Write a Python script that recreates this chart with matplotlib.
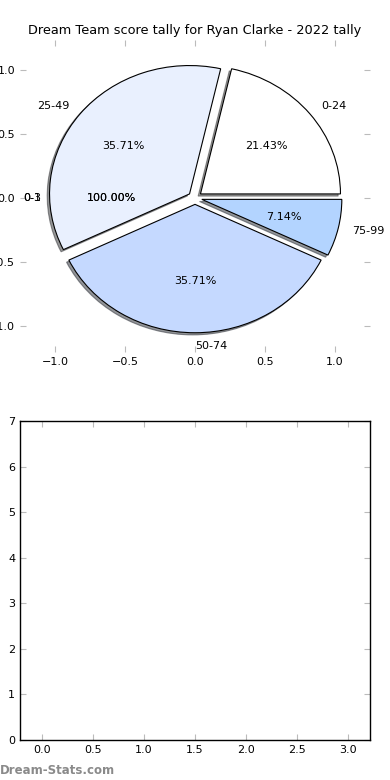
import matplotlib
matplotlib.use("Agg")
import matplotlib.pyplot as plt

# score bands and how many games fell in each
bands = ["0-24", "25-49", "50-74", "75-99"]
counts = [3, 5, 5, 1]
colours = ["#ffffff", "#e9f0fe", "#c5d9ff", "#b3d4ff"]
explode = [0.05, 0.05, 0.05, 0.05]

# leftover single-slice pies (only their labels show)
extra_labels = ["0-1", "0-3"]
extra_counts = [1, 1]

title = "Dream Team score tally for Ryan Clarke - 2022 tally"

fig = plt.figure(figsize=(3.9, 7.8), dpi=100)

ax = fig.add_axes([0.0513, 0.5487, 0.8974, 0.4])
for lab, c in zip(extra_labels, extra_counts):
    ax.pie([c], labels=[lab], autopct="%1.2f%%",
           wedgeprops=dict(visible=False),
           textprops=dict(fontsize=8))
ax.pie(counts, labels=bands, colors=colours, explode=explode,
       shadow=dict(ox=-0.012, oy=-0.012, shade=0.8),
       autopct="%1.2f%%", wedgeprops=dict(edgecolor="black", linewidth=0.8),
       textprops=dict(fontsize=8))
ax.set_aspect("auto")
ax.set_frame_on(False)
ax.set_xlim(-1.25, 1.25)
ax.set_ylim(-1.2, 1.23)
ax.set_xticks([-1.0, -0.5, 0.0, 0.5, 1.0])
ax.set_yticks([-1.0, -0.5, 0.0, 0.5, 1.0])
ax.tick_params(direction="in", length=4, color="#bbbbbb", labelsize=8,
               top=True, right=True)
ax.set_title(title, fontsize=9.3, pad=4)

ax2 = fig.add_axes([0.0513, 0.0513, 0.8974, 0.409])
ax2.set_xlim(-0.22, 3.22)
ax2.set_ylim(0, 7)
ax2.set_xticks([0.0, 0.5, 1.0, 1.5, 2.0, 2.5, 3.0])
ax2.set_yticks(range(8))
ax2.tick_params(direction="in", length=4, color="#bbbbbb", labelsize=8,
                top=True, right=True)
for s in ax2.spines.values():
    s.set_color("black")
    s.set_linewidth(1)

fig.text(0.0, 0.004, "Dream-Stats.com", color="#8a8a8a", fontsize=8.5,
         fontweight="bold", ha="left", va="bottom")

fig.savefig("out.png", dpi=100)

_ _ _ _

Write out the lines from the start of the material to the line with "fig = plt.figure(figsize=(3.9, 7.8), dpi=100)", inclusive and exactly. Skip the pictures.

* Solution for this task
Write a Python script that recreates this chart with matplotlib.
import matplotlib
matplotlib.use("Agg")
import matplotlib.pyplot as plt

# score bands and how many games fell in each
bands = ["0-24", "25-49", "50-74", "75-99"]
counts = [3, 5, 5, 1]
colours = ["#ffffff", "#e9f0fe", "#c5d9ff", "#b3d4ff"]
explode = [0.05, 0.05, 0.05, 0.05]

# leftover single-slice pies (only their labels show)
extra_labels = ["0-1", "0-3"]
extra_counts = [1, 1]

title = "Dream Team score tally for Ryan Clarke - 2022 tally"

fig = plt.figure(figsize=(3.9, 7.8), dpi=100)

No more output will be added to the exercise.